There may be one final sad truth to the history of Saab: in bankruptcy, the pieces that once made up the whole of the brand are worth more than the brand itself. Saab’s receivers see more profit in parting out the automaker than in selling it intact, and profit is what the creditors want.

China’s Youngman is learning this the hard way, after it’s 3 billion Swedish crown ($446 million) bid for Saab was allegedly shrugged off by receivers. A source close to the situation told Reuters, “(The receivers) said they are not interested in a dialogue about the entity but rather want bids for separate parts of the business.”

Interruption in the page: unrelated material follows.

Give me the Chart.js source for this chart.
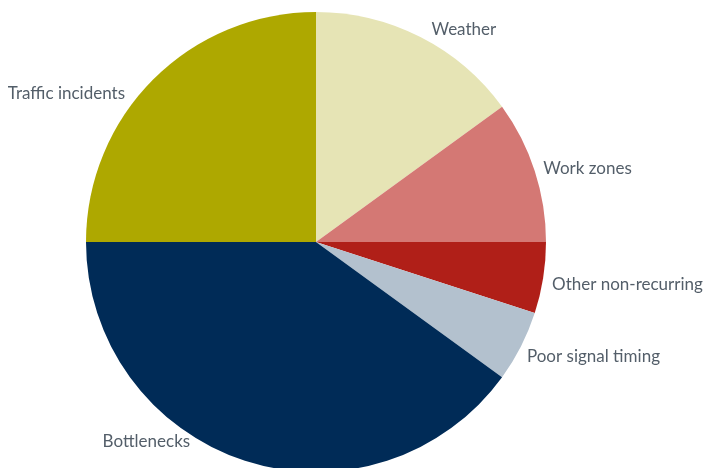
<!DOCTYPE html>
<html>
<head>
<meta charset="utf-8">
<script src="https://cdn.jsdelivr.net/npm/chart.js@4/dist/chart.umd.min.js"></script>
<style>
  html, body { margin: 0; padding: 0; background: #fff; overflow: hidden; }
  #wrap { width: 710px; height: 468px; overflow: hidden; position: relative; }
  canvas { position: absolute; left: 0; top: 0; }
</style>
</head>
<body>
<div id="wrap"><canvas id="pie" width="710" height="484"></canvas></div>
<script>
var labels = ['Weather', 'Work zones', 'Other non-recurring', 'Poor signal timing', 'Bottlenecks', 'Traffic incidents'];
var shares = [15, 10, 5, 5, 40, 25];
var colors = ['#e6e4b5', '#d47874', '#b01f18', '#b3c1ce', '#002b57', '#aea800'];

// small per-label shifts so the text sits clear of the rim
// (bottlenecks would fall below the canvas, so it is pulled up and left)
var labelNudge = [[7, 0], [0, 0], [0, 5], [-2, 6], [-52, -28], [-22, 21]];

var sliceLabels = {
  id: 'sliceLabels',
  afterDatasetsDraw: function (chart) {
    var ctx = chart.ctx,
        meta = chart.getDatasetMeta(0);
    ctx.save();
    ctx.font = '17px Lato, "Open Sans", sans-serif';
    ctx.fillStyle = '#535e69';
    ctx.textBaseline = 'middle';
    meta.data.forEach(function (arc, i) {
      var mid = (arc.startAngle + arc.endAngle) / 2,
          r = arc.outerRadius + 9,
          x = arc.x + Math.cos(mid) * r,
          y = arc.y + Math.sin(mid) * r;
      ctx.textAlign = Math.cos(mid) >= 0 ? 'left' : 'right';
      ctx.fillText(labels[i], x + labelNudge[i][0], y + labelNudge[i][1]);
    });
    ctx.restore();
  }
};

new Chart(document.getElementById('pie'), {
  type: 'pie',
  data: {
    labels: labels,
    datasets: [{
      data: shares,
      backgroundColor: colors,
      borderWidth: 0
    }]
  },
  options: {
    responsive: false,
    animation: false,
    devicePixelRatio: 1,
    radius: 230,
    layout: { padding: { left: 0, right: 78, top: 0, bottom: 0 } },
    plugins: {
      legend: { display: false },
      tooltip: { enabled: false }
    }
  },
  plugins: [sliceLabels]
});
</script>
</body>
</html>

It’s also likely that Saab’s receivers see little chance of a deal between Youngman and Saab gaining the necessary approval from all interested parties. General Motors shot down earlier attempts by Youngman to acquire Saab, as GM’s technology is too deeply embedded in Saab’s current product line to hand off to a new owner.

Youngman-built Saab automobiles would therefore impact GM’s competitive advantage with existing Chinese partners like SAIC.

To circumvent this, the latest offer from Youngman specifies that it will build only the previous Saab 9-3 (and a Lotus model under contract with Proton), none of which rely on GM components or technology.

Youngman sees this as enough to keep the operation going until it can complete development of the Saab Phoenix platform, which would likely take some two years. The Chinese manufacturer has also pledged to keep operations in Trollhattan, Sweden, which would be a huge relief for the local and regional economy.

Officially, the receivers won’t comment on bids or bidding parties during the asset sell-off. That means official word won’t come until the inventory sale is concluded in April.